By Hamil R. Harris
Washington Post staff writer
Saturday, May 15, 2010; B01
Long before sunrise Friday, Mario Bonds was on the second floor of his home in Bowie, ironing a green graduation gown, fitting his cap and talking to his guide dog, an English Lab named Sidney, about how special the day was going to be.
"You are going to walk across that stage. It is time to go to work," Bonds, 22, said as he sprinted down a flight of steps and grabbed his dog's harness in preparation for the trek to George Mason University to receive his bachelor's degree in broadcast journalism.
But Bonds, who is blind, forgot one important thing. In his excitement, he had not closed the door of a downstairs closet, and he crashed into it. Janice Dupree, one of Bonds's "two mothers," couldn't resist calling him a "big baby."
His graduation was the proud culmination of a struggle that began in infancy.
Bonds is a triplet in a family of 10 children. His mother died of a brain aneurysm when he was 5 months old. His father has been in prison most of the father's life.
Bonds was born with morning glory syndrome, a disease that attacks the optic nerve, and went blind when he was 8. He has been shuttled among emergency shelters, cheap motels, public housing and, finally, the home offered by the Duprees, the parents of a high school classmate.
Despite his hardships, Bonds has been a leader. When he was at Suitland High School, in Prince George's County, he served as a counselor and teacher during a technology summer camp by the Columbia Lighthouse for the Blind. He is an accomplished singer and piano player who has more than 1 million hits on YouTube.
"Our family was quite destitute all my life, so I used education and music to deal with the dysfunction," he said.
As Bonds waited for a cab to Bethesda -- where his other "mother," retired Fairfax County teacher Michele Weil, would take him to GMU's Patriot Center -- he summarized his feeling in Sarah McLachlan's song "Angel."
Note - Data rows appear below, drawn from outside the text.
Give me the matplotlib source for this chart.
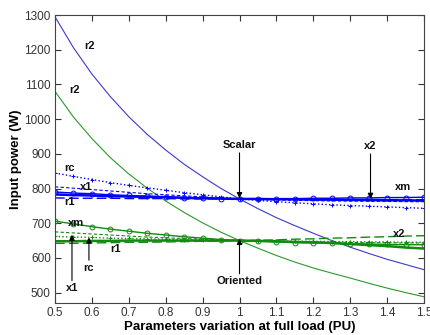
import matplotlib
matplotlib.use("Agg")
import matplotlib.pyplot as plt

plt.rcParams['font.family'] = ['Liberation Sans', 'DejaVu Sans']

x_pu = [0.50, 0.55, 0.60, 0.65, 0.70, 0.75, 0.80, 0.85, 0.90, 0.95, 1.00,
        1.05, 1.10, 1.15, 1.20, 1.25, 1.30, 1.35, 1.40, 1.45, 1.50]

# Scalar control (blue)
scalar_r2 = [1295, 1206, 1130, 1065, 1007, 956, 911, 870, 834, 800, 770,
             742, 716, 693, 671, 650, 631, 613, 596, 581, 566]
scalar_rc = [845, 835, 826, 817, 809, 802, 795, 788, 782, 776, 770,
             766, 762, 759, 756, 753, 751, 749, 747, 745, 743]
scalar_x1 = [805, 801, 797, 793, 789, 785, 782, 779, 776, 773, 770,
             768, 767, 766, 765, 764, 764, 763, 763, 762, 762]
scalar_xm = [790, 787, 785, 782, 780, 778, 776, 774, 773, 771, 770,
             770, 771, 771, 772, 772, 773, 773, 774, 774, 775]
scalar_r1 = [783, 781, 780, 778, 777, 776, 775, 773, 772, 771, 770,
             770, 769, 769, 768, 768, 767, 767, 766, 766, 765]
scalar_x2 = [773, 772, 772, 772, 771, 771, 771, 770, 770, 770, 770,
             770, 769, 769, 769, 769, 768, 768, 768, 768, 768]

# Oriented control (green)
oriented_r2 = [1080, 1006, 944, 889, 842, 801, 764, 731, 701, 674, 650,
               628, 607, 588, 571, 556, 542, 527, 513, 500, 488]
oriented_xm = [706, 698, 690, 683, 677, 671, 666, 661, 657, 653, 650,
               648, 646, 644, 643, 642, 641, 640, 639, 638, 638]
oriented_x1 = [675, 672, 669, 666, 663, 660, 658, 656, 654, 652, 650,
               649, 648, 647, 646, 645, 645, 644, 644, 643, 643]
oriented_rc = [662, 660, 659, 657, 656, 655, 654, 653, 652, 651, 650,
               649, 649, 648, 648, 647, 647, 646, 646, 645, 645]
oriented_r1 = [648, 648, 649, 649, 650, 650, 650, 650, 650, 650, 650,
               649, 648, 646, 645, 643, 640, 637, 634, 630, 627]
oriented_x2 = [642, 642, 643, 644, 645, 645, 646, 647, 648, 649, 650,
               651, 652, 654, 655, 657, 658, 660, 661, 663, 664]

BLUE = '#0000ff'
GREEN = '#108a10'

fig = plt.figure(figsize=(4.31, 3.35), dpi=100)
ax = fig.add_axes([0.1276, 0.0955, 0.8562, 0.8595])

ax.plot(x_pu, scalar_r2, color='#3a3ad0', lw=0.8)
ax.plot(x_pu, oriented_r2, color='#2a9a2a', lw=0.8)

def family(color, rc, x1, xm, r1, x2):
    ax.plot(x_pu, rc, color=color, ls=':', lw=1.0, marker='+', ms=3, mew=0.7)
    ax.plot(x_pu, x1, color=color, ls='--', lw=0.8, dashes=(3, 2))
    ax.plot(x_pu, xm, color=color, ls='-', lw=1.0, marker='o', ms=3.5,
            mfc='none', mew=0.7)
    ax.plot(x_pu, r1, color=color, ls='-', lw=1.8)
    ax.plot(x_pu, x2, color=color, ls='--', lw=1.0, dashes=(7, 3))

family(BLUE, scalar_rc, scalar_x1, scalar_xm, scalar_r1, scalar_x2)
family(GREEN, oriented_rc, oriented_x1, oriented_xm, oriented_r1, oriented_x2)

ax.set_xlim(0.5, 1.5)
ax.set_ylim(470, 1300)
ax.set_xticks([0.5, 0.6, 0.7, 0.8, 0.9, 1, 1.1, 1.2, 1.3, 1.4, 1.5])
ax.set_xticklabels(['0.5', '0.6', '0.7', '0.8', '0.9', '1', '1.1', '1.2',
                    '1.3', '1.4', '1.5'])
ax.set_yticks([500, 600, 700, 800, 900, 1000, 1100, 1200, 1300])
ax.tick_params(direction='in', top=True, right=True, length=4, width=0.8,
               labelsize=8.5, colors='#333333', pad=3)
for s in ax.spines.values():
    s.set_color('#444444')
    s.set_linewidth(0.8)

ax.set_xlabel('Parameters variation at full load (PU)', fontsize=9.5,
              fontweight='bold', labelpad=1)
ax.set_ylabel('Input power (W)', fontsize=9.5, fontweight='bold', labelpad=2)

tk = dict(fontsize=8, fontweight='bold', color='#111111')
ax.text(0.595, 1211, 'r2', ha='center', va='center', **tk)
ax.text(0.554, 1084, 'r2', ha='center', va='center', **tk)
ax.text(0.540, 860, 'rc', ha='center', va='center', **tk)
ax.text(0.583, 803, 'x1', ha='center', va='center', **tk)
ax.text(0.540, 762, 'r1', ha='center', va='center', **tk)
ax.text(0.558, 701, 'xm', ha='center', va='center', **tk)
ax.text(0.663, 627, 'r1', ha='center', va='center', **tk)
ax.text(1.443, 805, 'xm', ha='center', va='center', **tk)
ax.text(1.432, 668, 'x2', ha='center', va='center', **tk)

arrow = dict(arrowstyle='-|>', color='black', lw=0.8, mutation_scale=8,
             shrinkA=0, shrinkB=0)
ax.annotate('Scalar', xy=(1.0, 772), xytext=(1.0, 925), ha='center',
            va='center', arrowprops=arrow, **tk)
ax.annotate('x2', xy=(1.355, 770), xytext=(1.355, 922), ha='center',
            va='center', arrowprops=arrow, **tk)
ax.annotate('Oriented', xy=(1.0, 655), xytext=(1.0, 532), ha='center',
            va='center', arrowprops=arrow, **tk)
ax.annotate('x1', xy=(0.546, 667), xytext=(0.546, 512), ha='center',
            va='center', arrowprops=arrow, **tk)
ax.annotate('rc', xy=(0.592, 659), xytext=(0.592, 571), ha='center',
            va='center', arrowprops=arrow, **tk)

fig.savefig('out.png', dpi=100)
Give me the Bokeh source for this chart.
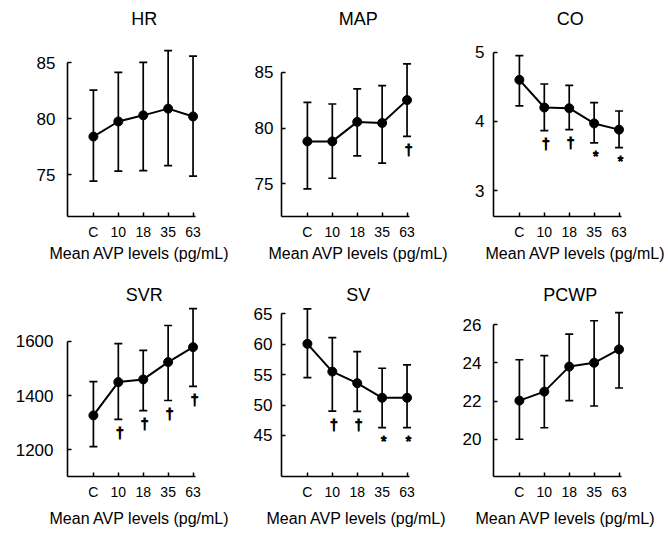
from bokeh.plotting import figure
from bokeh.models import ColumnDataSource, Whisker, TeeHead, FixedTicker, Title, Range1d
from bokeh.layouts import gridplot
from bokeh.embed import file_html
from bokeh.resources import INLINE
from bokeh.core.properties import value

# ---------------- data ----------------
categories = ["C", "10", "18", "35", "63"]
x_label = "Mean AVP levels (pg/mL)"

hr_mean = [78.4, 79.75, 80.3, 80.9, 80.2]
hr_upper = [82.55, 84.15, 85.05, 86.1, 85.6]
hr_lower = [74.4, 75.3, 75.35, 75.8, 74.85]
hr_marks = ["", "", "", "", ""]
hr_ticks = [75, 80, 85]

map_mean = [78.8, 78.8, 80.55, 80.45, 82.5]
map_upper = [82.3, 82.15, 83.5, 83.8, 85.75]
map_lower = [74.55, 75.5, 77.5, 76.85, 79.25]
map_marks = ["", "", "", "", "\u2020"]
map_ticks = [75, 80, 85]

co_mean = [4.6, 4.2, 4.19, 3.97, 3.88]
co_upper = [4.95, 4.54, 4.52, 4.27, 4.15]
co_lower = [4.225, 3.865, 3.88, 3.69, 3.62]
co_marks = ["", "\u2020", "\u2020", "*", "*"]
co_ticks = [3, 4, 5]

svr_mean = [1327, 1450, 1460, 1524, 1579]
svr_upper = [1452, 1592, 1567, 1659, 1721]
svr_lower = [1212, 1312, 1345, 1382, 1434]
svr_marks = ["", "\u2020", "\u2020", "\u2020", "\u2020"]
svr_ticks = [1200, 1400, 1600]

sv_mean = [60.07, 55.5, 53.6, 51.2, 51.2]
sv_upper = [65.8, 61.1, 58.8, 56.05, 56.6]
sv_lower = [54.5, 49.0, 48.95, 46.3, 46.3]
sv_marks = ["", "\u2020", "\u2020", "*", "*"]
sv_ticks = [45, 50, 55, 60, 65]

pcwp_mean = [22.02, 22.49, 23.8, 24.0, 24.7]
pcwp_upper = [24.16, 24.38, 25.5, 26.2, 26.63]
pcwp_lower = [20.0, 20.6, 22.02, 21.74, 22.68]
pcwp_marks = ["", "", "", "", ""]
pcwp_ticks = [20, 22, 24, 26]

panels = [
    ("HR", hr_mean, hr_upper, hr_lower, hr_marks, hr_ticks),
    ("MAP", map_mean, map_upper, map_lower, map_marks, map_ticks),
    ("CO", co_mean, co_upper, co_lower, co_marks, co_ticks),
    ("SVR", svr_mean, svr_upper, svr_lower, svr_marks, svr_ticks),
    ("SV", sv_mean, sv_upper, sv_lower, sv_marks, sv_ticks),
    ("PCWP", pcwp_mean, pcwp_upper, pcwp_lower, pcwp_marks, pcwp_ticks),
]

# ---------------- layout / style ----------------
FONT = "Liberation Sans"
y_ranges = [(71.24, 87.72), (72.07, 88.56), (2.624, 5.285),
            (1101.4, 1736.6), (38.26, 66.53), (18.05, 27.05)]
y_label_standoff = [12, 8, 9, 14, 9, 12]
xlabel_left_page = [49, 268, 485, 49, 266, 475]
fig_widths = [232, 215, 220]
border_left = [67, 49, 46]
fig_heights = [268, 264]
border_top = [32, 36]
border_bottom = [52, 56]
title_standoff = [7, 0]
xlabel_standoff = [0, 11]
PX_PER_UNIT = 24.95
X_START, X_AXIS_END, X_END = -1.04, 4.09, 4.5
FRAME_W = round(PX_PER_UNIT * (X_END - X_START))

ARIAL = {"H": 722, "R": 722, "M": 833, "A": 667, "P": 667, "C": 722,
         "O": 778, "S": 667, "V": 667, "W": 944}


def text_width(s, size):
    return sum(ARIAL.get(ch, 556) for ch in s) / 1000.0 * size


figs = []
for i, (name, mean, upper, lower, marks, ticks) in enumerate(panels):
    r, c = divmod(i, 3)
    w = fig_widths[c]
    h = fig_heights[r]
    y0, y1 = y_ranges[i]
    p = figure(width=w, height=h, output_backend="svg", toolbar_location=None,
               x_range=Range1d(X_START, X_END), y_range=Range1d(y0, y1),
               min_border_left=border_left[c],
               min_border_right=w - border_left[c] - FRAME_W,
               min_border_top=border_top[r], min_border_bottom=border_bottom[r],
               background_fill_color="white", border_fill_color="white")
    p.outline_line_color = None
    p.xgrid.visible = False
    p.ygrid.visible = False

    xs = list(range(len(categories)))
    src = ColumnDataSource(dict(x=xs, mean=mean, upper=upper, lower=lower, mark=marks))

    wh = Whisker(source=src, base="x", upper="upper", lower="lower",
                 line_color="black", line_width=1.7,
                 upper_head=TeeHead(size=8, line_width=1.7, line_color="black"),
                 lower_head=TeeHead(size=8, line_width=1.7, line_color="black"))
    p.add_layout(wh)
    p.line("x", "mean", source=src, line_color="black", line_width=2)
    p.scatter("x", "mean", source=src, size=9, color="black")
    p.text("x", "lower", text="mark", source=src, text_font=value(FONT),
           text_font_size="14px", text_font_style="normal",
           text_align="center", text_baseline="middle",
           x_offset=1.5, y_offset=13.5, text_color="black",
           text_outline_color="black")

    # axes
    for ax in (p.xaxis[0], p.yaxis[0]):
        ax.axis_line_width = 1.6
        ax.axis_line_color = "black"
        ax.major_tick_line_width = 1.5
        ax.major_tick_line_color = "black"
        ax.major_tick_in = 4
        ax.major_tick_out = 0
        ax.minor_tick_line_color = None
        ax.major_label_text_font = FONT
        ax.major_label_text_color = "black"
    p.xaxis.ticker = FixedTicker(ticks=xs)
    p.xaxis.bounds = (X_START, X_AXIS_END)
    p.xaxis.major_label_overrides = {x: cat for x, cat in zip(xs, categories)}
    p.xaxis.major_label_text_font_size = "14px"
    p.xaxis.major_label_standoff = 7
    p.yaxis.ticker = FixedTicker(ticks=ticks)
    p.yaxis.bounds = (y0, max(ticks))
    p.yaxis.major_label_text_font_size = "17px"
    p.yaxis.major_label_standoff = y_label_standoff[i]

    # title centred over the data
    data_center = (2 - X_START) * PX_PER_UNIT
    p.title.text = name
    p.title.align = "left"
    p.title.offset = data_center - text_width(name, 18) / 2 + 1
    p.title.text_font = FONT
    p.title.text_font_size = "18px"
    p.title.text_font_style = "normal"
    p.title.text_color = "black"
    p.title.standoff = title_standoff[r]

    frame_left_page = sum(fig_widths[:c]) + border_left[c]
    xl = Title(text=x_label, align="left", offset=xlabel_left_page[i] - frame_left_page,
               text_font=FONT, text_font_size="16px", text_font_style="normal",
               text_color="black", standoff=xlabel_standoff[r])
    p.add_layout(xl, "below")
    figs.append(p)

grid = gridplot([figs[0:3], figs[3:6]], toolbar_location=None)
open("out.html", "w").write(file_html(grid, INLINE))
"You are pulled from the wreckage, of your silent reverie, you're in the arms of the angel, may you find some comfort here," he sang in a strong tenor.
Bonds credits his grandmother, Johnnie Mae Bonds, for not allowing him to be placed in a special school. In a 2004 Washington Post story she said, "He don't have a disability. . . . He's blind. He has a good brain."
About five years ago, Dupree took in the Bonds triplets, Mario and his two sisters. Her son had told her about a young man in the high school choir who didn't have a place to stay. She said that although the sisters stayed for about two weeks, their brother remained because he wanted stability in his senior year.
"It has been a struggle," Dupree said. "When he first moved here, he suffered from headaches, which were due from stress."
Weil had met Bonds years earlier, when his family moved to Fairfax County, and she became his mobility instructor, teaching him to use a cane and walk with a guide dog. "They were homeless and moved into a hotel. He called me from the Breezeway Motel," Weil said.
One day in middle school, Bonds and other blind students went to the campus of George Mason on a field trip. "From age 12, I knew that this was going to be my school," Bonds said.
Although Bonds doesn't have his immediate family, he has developed a support network that includes MetroAccess drivers, taxi drivers, friends and a few cousins.
In addition to making good on his GMU dream, he is a program assistant in the civil rights office of the U.S. Department of Transportation. He also is the minister of music at Mt. Zion-Warren United Methodist Church in Dickerson.
On Friday, Bonds never stopped smiling as he and Sidney walked across the stage at GMU; 13 of his relatives were in the audience.
Bonds said that although he has "a small amount of bitterness" because he can't see, it is overcome by joy. "It's emotional to me, because 85 percent of working-age blind adults are unemployed. It is a big deal to me that more than 50 percent of blind high school students don't graduate or go to college," he said.
"The bitterness stems from how difficult this has been because there are still problems with the level of services the visually impaired still get," Bonds said. "I had to work through those problems but at the same time trying to make sure I got adequate grades to get to this day."